Five Teaching Tricks to Improve your Employee Performance
June 12, 2019 | By Sarah Van Velsor
We all know that teachers are amazing, but did you know that best practices for teachers can also be useful to the larger business community when coaching and mentoring employees? For the past 4 months, Arlington has hosted EdConnective, an EdTech startup providing virtual teacher coaching to a variety of school districts around the country and the winner of our Startup Arlington program. EdConnective’s Director of Instructional Coaching, Lauren Vargas was kind enough to share key tenets of their teacher education program that apply not only to teachers but to leaders and managers of all types of businesses. Here are five ways to improve your employees’ performance in the EdConnective way:
- Use “Glow and Grow”: Be sure to name what your employees are doing well along with what needs improvement. This ensures employees can keep playing to their strengths while improving their development areas.
- One Next Step: Give people too much feedback at one time and they’ll lose focus and be unable to execute. This is one reason that traditional once a year reviews don’t work. Focus on one thing at a time, give actionable next steps and keep your employees accountable.
- Practice: It’s key to actually implement suggestions given during a feedback session. “It’s quite different when you do something vs. think you have it in your head”, said Vargas. Role-playing, planning or walking through a skill or activity helps cement it.
- Define What Success Looks Like: EdConnective uses a teaching rubric that can be explained on 1-page. Having a reference point and keeping it simple helps employees know what you expect and makes accomplishing those objectives easier. You can copy this technique by keeping one-pagers for each role at your company or on your team.

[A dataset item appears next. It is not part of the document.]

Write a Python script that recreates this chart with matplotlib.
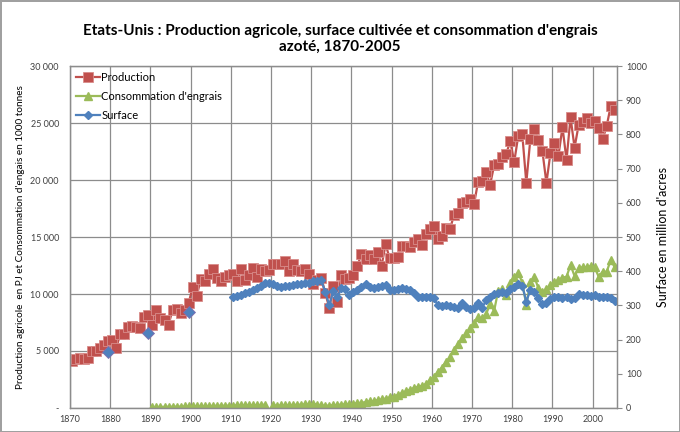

- Define Data Points: Process metrics can help the employee keep track of what they are doing to improve, but never lose sight of outcome metrics to ensure the processes you put in place are leading to the results you want. If a teacher masters a skill, it’s only helpful if it impacts student outcomes and the same goes for your business. Make sure you draw a clear line between skill development and how it impacts your bottom line.